We have written business plans for projects ranging from small growth-stage businesses to a N25 billion agricultural infrastructure programme requiring Federal Government alignment. Across every engagement, the same pattern holds: the plans that win are not the most detailed or the most polished. They are the ones that tell the clearest, most credible commercial story.
The fundamental mistake
The most common error in business plan writing is starting with the business and working outward to the reader. The document describes what the business does, how it is structured, what it has achieved, and what it plans to do next. This is a logical sequence for the person who runs the business. It is not a compelling sequence for an investor, a lender, or a government agency deciding whether to commit capital.

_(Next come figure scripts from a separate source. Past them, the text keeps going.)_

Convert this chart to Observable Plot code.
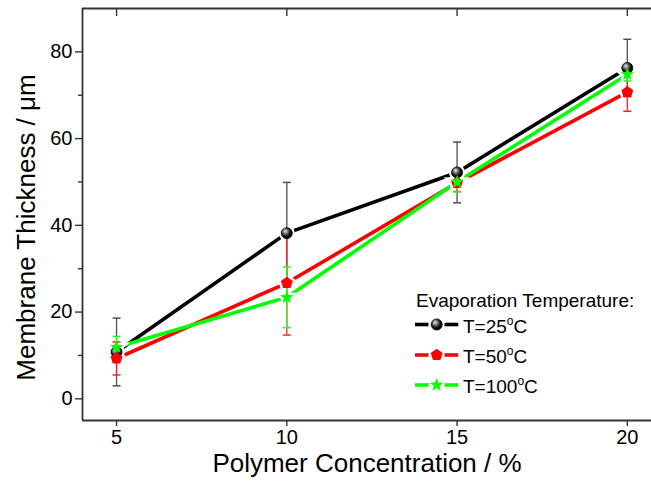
<!DOCTYPE html>
<html><head><meta charset="utf-8">
<script src="https://cdn.jsdelivr.net/npm/d3@7"></script>
<script src="https://cdn.jsdelivr.net/npm/@observablehq/plot@0.6"></script>
<style>
body{margin:0;background:#fff;}
#chart svg{display:block;}
</style>
</head><body><div id="chart"></div>
<script>
// ---- data ----
const concentrations = [5, 10, 15, 20];
const seriesNames = ["T=25", "T=50", "T=100"];
const thickness25 = [10.8, 38.2, 52.2, 76.3];
const error25 = [7.8, 11.7, 7.0, 6.6];
const thickness50 = [9.3, 26.7, 49.8, 70.7];
const error50 = [3.8, 12.0, 2.0, 4.4];
const thickness100 = [11.9, 23.4, 50.0, 74.8];
const error100 = [2.5, 7.0, 2.3, 1.5];
const xTicks = [5, 10, 15, 20];
const yTicks = [0, 20, 40, 60, 80];
const yMinorTicks = [10, 30, 50, 70];
const xDomain = [4, 20.71];
const yDomain = [-5, 90];
const xLabel = "Polymer Concentration / %";
const yLabel = "Membrane Thickness / μm";
const legendTitle = "Evaporation Temperature:";

const seriesColors = ["#000000", "#ff0000", "#00ff00"];
const errColors = ["#505050", "#ff2020", "#20ff20"];
const values = [thickness25, thickness50, thickness100];
const errors = [error25, error50, error100];

// ---- symbols ----
const pentagon = {draw(ctx, size) {
  const R = Math.sqrt(size / Math.PI);
  for (let i = 0; i < 5; i++) {
    const a = -Math.PI / 2 + i * 2 * Math.PI / 5;
    const px = R * Math.cos(a), py = R * Math.sin(a);
    if (i === 0) ctx.moveTo(px, py); else ctx.lineTo(px, py);
  }
  ctx.closePath();
}};
const star = {draw(ctx, size) {
  const R = Math.sqrt(size / Math.PI), r = R * 0.42;
  for (let i = 0; i < 10; i++) {
    const a = -Math.PI / 2 + i * Math.PI / 5;
    const rr = i % 2 ? r : R;
    const px = rr * Math.cos(a), py = rr * Math.sin(a);
    if (i === 0) ctx.moveTo(px, py); else ctx.lineTo(px, py);
  }
  ctx.closePath();
}};
const ball = {draw(ctx, size) {
  const R = Math.sqrt(size / Math.PI);
  ctx.moveTo(R, 0); ctx.arc(0, 0, R, 0, 2 * Math.PI);
}};
const cap = {draw(ctx, size) {
  const R = Math.sqrt(size / Math.PI);
  ctx.moveTo(-R, 0); ctx.lineTo(R, 0);
}};
const symbols = [ball, pentagon, star];
const symbolR = [5.5, 6.3, 7];
const markerFill = ["url(#ball)", "#ff0000", "#00ff00"];

const rows = seriesNames.flatMap((s, i) => concentrations.map((c, j) => ({
  series: s, si: i, x: c, y: values[i][j], err: errors[i][j]
})));

const frameColor = "#333";
const marks = [
  Plot.ruleY([yDomain[0], yDomain[1]], {stroke: frameColor, strokeWidth: 1.8}),
  Plot.ruleX([xDomain[0]], {stroke: frameColor, strokeWidth: 1.8}),
  Plot.axisY(yTicks, {tickSize: 7, tickPadding: 3, fontSize: 20, label: null, stroke: frameColor, strokeWidth: 1.4, fill: "#000"}),
  Plot.axisY(yMinorTicks, {tickSize: 4, text: null, label: null, stroke: frameColor, strokeWidth: 1.4}),
  Plot.axisX(xTicks, {tickSize: 6, tickPadding: 3, fontSize: 20, label: null, stroke: frameColor, strokeWidth: 1.4, fill: "#000"}),
  Plot.axisX(xTicks, {anchor: "top", tickSize: 7, dy: 7, text: null, label: null, stroke: frameColor, strokeWidth: 1.4}),
  Plot.line(rows, {x: "x", y: "y", z: "series", stroke: "series", strokeWidth: 3.6})
];
// halos (gap between line and symbol)
seriesNames.forEach((s, i) => {
  marks.push(Plot.dot(rows.filter(d => d.si === i), {x: "x", y: "y", symbol: symbols[i], r: symbolR[i], fill: "white", stroke: "white", strokeWidth: 5}));
});
// error bars
seriesNames.forEach((s, i) => {
  const d = rows.filter(r => r.si === i);
  marks.push(Plot.ruleX(d, {x: "x", y1: r => r.y - r.err, y2: r => r.y + r.err, stroke: errColors[i], strokeWidth: 1.3}));
  marks.push(Plot.dot(d, {x: "x", y: r => r.y + r.err, symbol: cap, r: 4, stroke: errColors[i], strokeWidth: 1.5}));
  marks.push(Plot.dot(d, {x: "x", y: r => r.y - r.err, symbol: cap, r: 4, stroke: errColors[i], strokeWidth: 1.5}));
});
// markers
seriesNames.forEach((s, i) => {
  marks.push(Plot.dot(rows.filter(d => d.si === i), {x: "x", y: "y", symbol: symbols[i], r: symbolR[i], fill: markerFill[i], stroke: i === 0 ? "#000" : "none", strokeWidth: 0.8}));
});
// axis titles
marks.push(Plot.text([xLabel], {frameAnchor: "bottom", textAnchor: "middle", dy: 51, fontSize: 26, fill: "#000"}));
marks.push(Plot.text([yLabel], {frameAnchor: "left", textAnchor: "middle", dx: -56, dy: 13, rotate: -90, fontSize: 26, fill: "#000"}));

const chart = Plot.plot({
  width: 651, height: 488,
  marginLeft: 82, marginRight: 0, marginTop: 8, marginBottom: 68,
  x: {domain: xDomain},
  y: {domain: yDomain},
  color: {domain: seriesNames, range: seriesColors},
  style: {fontFamily: "'Liberation Sans', Arial, sans-serif", fontSize: "20px", color: "#000", background: "#fff", overflow: "visible"},
  marks
});
document.getElementById("chart").append(chart);

// gradient for the black ball symbol
const svg = d3.select(chart);
const defs = svg.insert("defs", ":first-child");
const grad = defs.append("radialGradient").attr("id", "ball")
  .attr("cx", "0.42").attr("cy", "0.4").attr("r", "0.6").attr("fx", "0.35").attr("fy", "0.3");
grad.append("stop").attr("offset", "0").attr("stop-color", "#f0f0f0");
grad.append("stop").attr("offset", "0.3").attr("stop-color", "#8a8a8a");
grad.append("stop").attr("offset", "0.7").attr("stop-color", "#111");
grad.append("stop").attr("offset", "1").attr("stop-color", "#000");

// legend
const lg = svg.append("g").attr("font-family", "'Liberation Sans', Arial, sans-serif")
  .attr("font-size", 19).attr("fill", "#000").attr("text-anchor", "start");
lg.append("text").attr("x", 416).attr("y", 306.5).attr("text-anchor", "start").text(legendTitle);
const rowY = [324.5, 355, 385];
seriesNames.forEach((s, i) => {
  const y = rowY[i];
  lg.append("line").attr("x1", 415).attr("x2", 428.5).attr("y1", y).attr("y2", y).attr("stroke", seriesColors[i]).attr("stroke-width", 3.6);
  lg.append("line").attr("x1", 444.5).attr("x2", 458.3).attr("y1", y).attr("y2", y).attr("stroke", seriesColors[i]).attr("stroke-width", 3.6);
  const p = d3.path();
  symbols[i].draw(p, Math.PI * symbolR[i] * symbolR[i]);
  lg.append("path").attr("d", p.toString()).attr("transform", `translate(436.7,${y})`)
    .attr("fill", markerFill[i]).attr("stroke", i === 0 ? "#000" : "none").attr("stroke-width", 0.8);
  const t = lg.append("text").attr("x", 463).attr("y", y + 8.3).attr("text-anchor", "start");
  t.append("tspan").text(s);
  t.append("tspan").attr("font-size", 12).attr("dy", -8).text("o");
  t.append("tspan").attr("dy", 8).text("C");
});
</script>
</body></html>
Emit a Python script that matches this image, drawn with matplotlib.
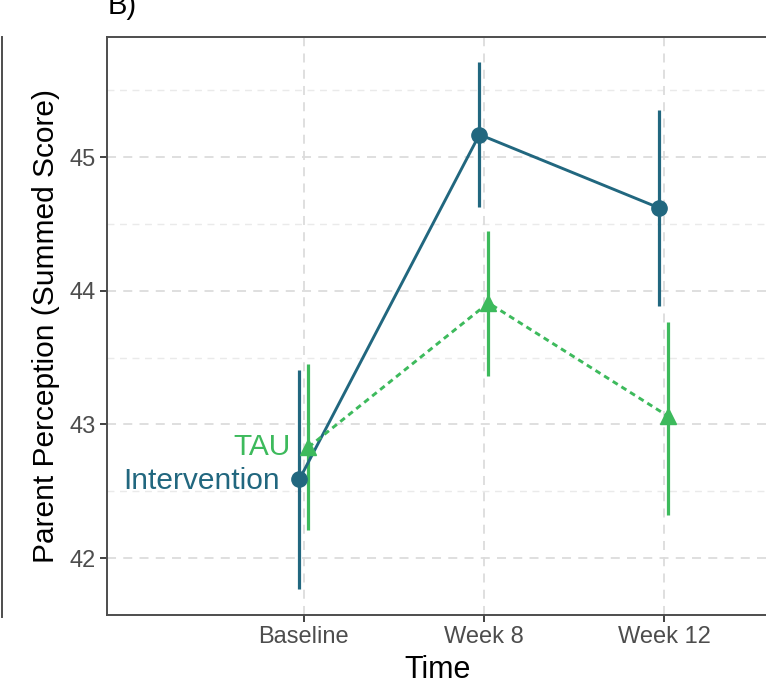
import matplotlib
matplotlib.use("Agg")
import matplotlib.pyplot as plt
from matplotlib.lines import Line2D
import numpy as np

plt.rcParams['font.family'] = ['Liberation Sans', 'DejaVu Sans']

# data
times = ['Baseline', 'Week 8', 'Week 12']
groups = ['Intervention', 'TAU']
interv_mean = [42.59, 45.17, 44.62]
interv_lo = [41.77, 44.63, 43.89]
interv_hi = [43.41, 45.71, 45.35]
tau_mean = [42.83, 43.91, 43.06]
tau_lo = [42.21, 43.36, 42.32]
tau_hi = [43.45, 44.45, 43.77]

blue = '#21677F'
green = '#3DBA5C'

fig = plt.figure(figsize=(7.66, 6.88), dpi=100)
W, H = 766, 688
ax = fig.add_axes([107 / W, (H - 615) / H, (768 - 107) / W, (615 - 37) / H])

x = np.arange(len(times))
dodge = 0.025

# grid, ggplot theme_bw style with dashed lines
for v in np.arange(41.5, 46.0, 0.5):
    major = float(v).is_integer()
    ax.axhline(v, color='#DCDCDC' if major else '#EAEAEA', lw=1.3 if major else 1.0,
               ls=(0, (5, 4)), zorder=0)
for xi in x:
    ax.axvline(xi, color='#DCDCDC', lw=1.3, ls=(0, (5, 4)), zorder=0)

# intervention
xi_ = x - dodge
ax.vlines(xi_, interv_lo, interv_hi, color=blue, lw=2.3, zorder=3)
ax.plot(xi_, interv_mean, color=blue, lw=2.1, marker='o', ms=11, zorder=4)

# TAU
xt_ = x + dodge
ax.vlines(xt_, tau_lo, tau_hi, color=green, lw=2.3, zorder=3)
ax.plot(xt_, tau_mean, color=green, lw=2.1, ls=(0, (2.0, 1.5)), marker='^', ms=12, zorder=4)

# group labels at baseline
ax.annotate(groups[0], (xi_[0], interv_mean[0]), xytext=(-14, -1), textcoords='offset points',
            ha='right', va='center', fontsize=21.5, color=blue)
ax.annotate(groups[1], (xt_[0], tau_mean[0]), xytext=(-13, 0), textcoords='offset points',
            ha='right', va='center', fontsize=21.5, color=green)

ax.set_xlim(-1.094, 2.578)
ax.set_ylim(41.574, 45.9)
ax.set_xticks(x)
ax.set_xticklabels(times)
ax.set_yticks([42, 43, 44, 45])
ax.tick_params(axis='both', colors='#333333', labelcolor='#4D4D4D', labelsize=17,
               length=5, width=1.3, pad=3)
for s in ax.spines.values():
    s.set_color('#4D4D4D')
    s.set_linewidth(1.4)

ax.set_xlabel('Time', fontsize=22, labelpad=5)
ax.set_ylabel('Parent Perception (Summed Score)', fontsize=21.5, labelpad=7)

fig.text(108 / W, 1 - 14 / H, 'B)', fontsize=21, ha='left', va='baseline')

# right border of the neighbouring panel A
fig.add_artist(Line2D([2 / W, 2 / W], [(H - 617) / H, (H - 37) / H], color='#4D4D4D', lw=1.4))

fig.savefig('out.png', dpi=100)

A business plan that wins investment starts with the opportunity and works inward to the business. It establishes the size and nature of the market gap before it introduces the solution. It articulates the commercial logic — why this, why now, why here, why this team — before it gets into operational detail. It makes the case for investment before it asks for it.
The three questions every investor is really asking
Behind every investment decision are three questions, asked in order. Is this a real opportunity — is there a genuine gap in the market of sufficient size and accessibility to justify investment? Is this team capable of exploiting it — do they have the knowledge, the relationships, the track record, and the rigour to execute? And is this a sound commercial proposition — do the numbers work, are the assumptions reasonable, and does the return justify the risk?
A winning business plan answers all three questions clearly, in that order, with evidence. It does not assume the reader will fill in the gaps. It does not bury the most compelling information in an appendix. And it does not mistake length for credibility.
On financial projections
Financial projections in a business plan are not a forecast. They are a model — a structured argument about how the business will generate revenue, manage costs, and deliver return under a defined set of assumptions. The assumptions matter more than the numbers. A reader who understands the business will interrogate the assumptions first. If the assumptions are defensible, the numbers become credible. If the assumptions are vague or optimistic without justification, no amount of polish will save the document.
State your assumptions explicitly. Show your working. Build in sensitivity analysis that demonstrates you have thought about downside scenarios. This signals rigour — and rigour builds trust.
The design question
A business plan is also a brand document. Its design and presentation communicate something about the organisation behind it. A poorly designed document with inconsistent formatting and generic charts signals that the organisation approaches everything this way. A clean, well-structured document with a clear visual hierarchy signals professionalism and attention to detail. We design every business plan we write — not to make it pretty, but because the presentation is part of the argument.